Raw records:
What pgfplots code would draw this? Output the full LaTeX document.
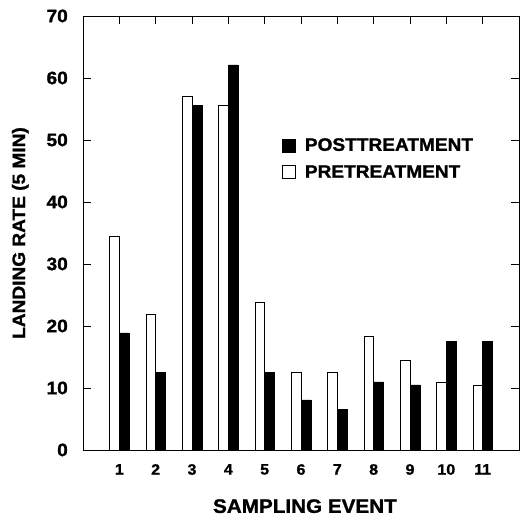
\documentclass[border=0pt]{standalone}
\usepackage{pgfplots}
\pgfplotsset{compat=1.18}
\usepackage{fontspec}
\setmainfont{Liberation Sans}[FakeStretch=1.06, BoldFeatures={FakeBold=1.3}]

\begin{document}
\begin{tikzpicture}
\begin{axis}[
    scale only axis,
    width=436bp, height=434bp,
    xmin=0, xmax=12,
    ymin=0, ymax=70,
    xtick={1,...,11},
    ytick={0,10,...,70},
    major tick length=8bp,
    tick style={black, line width=0.6pt},
    axis line style={line width=0.7pt},
    /pgf/number format/assume math mode=true,
    xticklabel style={font=\fontsize{15bp}{15bp}\selectfont\bfseries, inner sep=0pt, yshift=-14bp},
    yticklabel style={font=\fontsize{18bp}{18bp}\selectfont\bfseries, inner sep=0pt, xshift=-15bp},
    xlabel={SAMPLING EVENT},
    ylabel={LANDING RATE (5 MIN)},
    xlabel style={font=\fontsize{19.5bp}{19.5bp}\selectfont\bfseries, at={(axis description cs:0.509,-0.113)}, anchor=north, inner sep=0pt},
    ylabel style={font=\fontsize{18bp}{18bp}\selectfont\bfseries, at={(axis description cs:-0.133,0.5)}, anchor=base, inner sep=0pt},
    reverse legend,
    legend style={draw=none, fill=none, at={(axis description cs:0.45,0.728)}, anchor=north west,
        font=\fontsize{18bp}{18bp}\selectfont\bfseries, row sep=9bp,
        nodes={inner sep=2bp}, cells={anchor=west}},
    legend image code/.code={\draw[#1] (0bp,-6.5bp) rectangle (13bp,6.5bp); \path (20bp,0bp);},
]
% pretreatment (white)
\addplot[ybar, bar width=0.27, bar shift=-0.135, fill=white, draw=black, line width=0.5pt]
  coordinates {(1,34.4) (2,21.9) (3,57.1) (4,55.6) (5,23.9) (6,12.5) (7,12.5) (8,18.4) (9,14.5) (10,11.0) (11,10.5)};
\addlegendentry{PRETREATMENT}
% posttreatment (black)
\addplot[ybar, bar width=0.27, bar shift=0.135, fill=black, draw=black, line width=0.5pt]
  coordinates {(1,18.9) (2,12.5) (3,55.6) (4,62.1) (5,12.5) (6,8.1) (7,6.6) (8,11.0) (9,10.5) (10,17.5) (11,17.5)};
\addlegendentry{POSTTREATMENT}
\end{axis}
\pgfresetboundingbox
\path[use as bounding box] ([shift={(-83bp,-67bp)}]current axis.south west) rectangle ([shift={(9bp,16bp)}]current axis.north east);
\end{tikzpicture}
\end{document}
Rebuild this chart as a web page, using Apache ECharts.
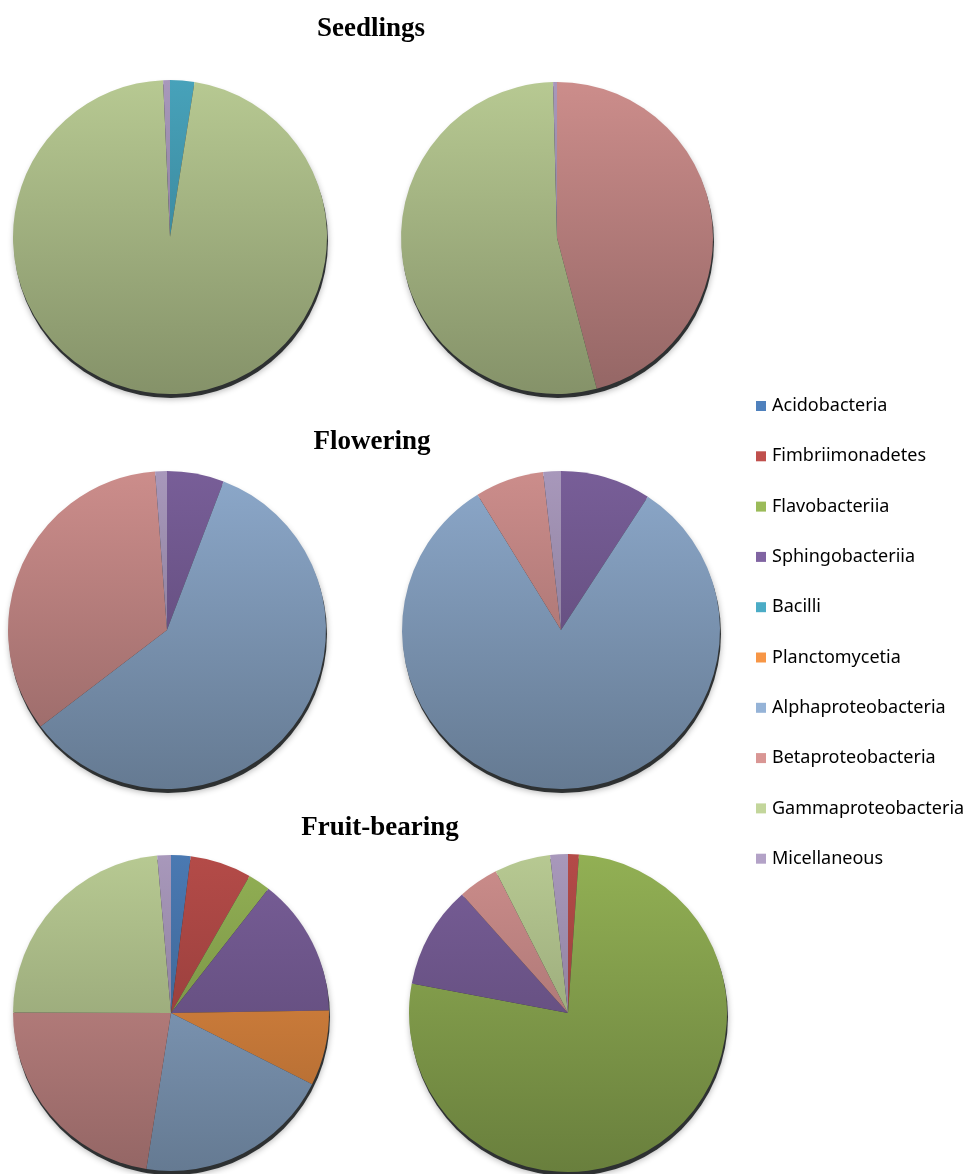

# Instruction
Show, from the material above, each line that includes the string "this".

# Solution
What pgfplots code would draw this? Output the full LaTeX document.
Rebuild this chart as a web page, using Apache ECharts.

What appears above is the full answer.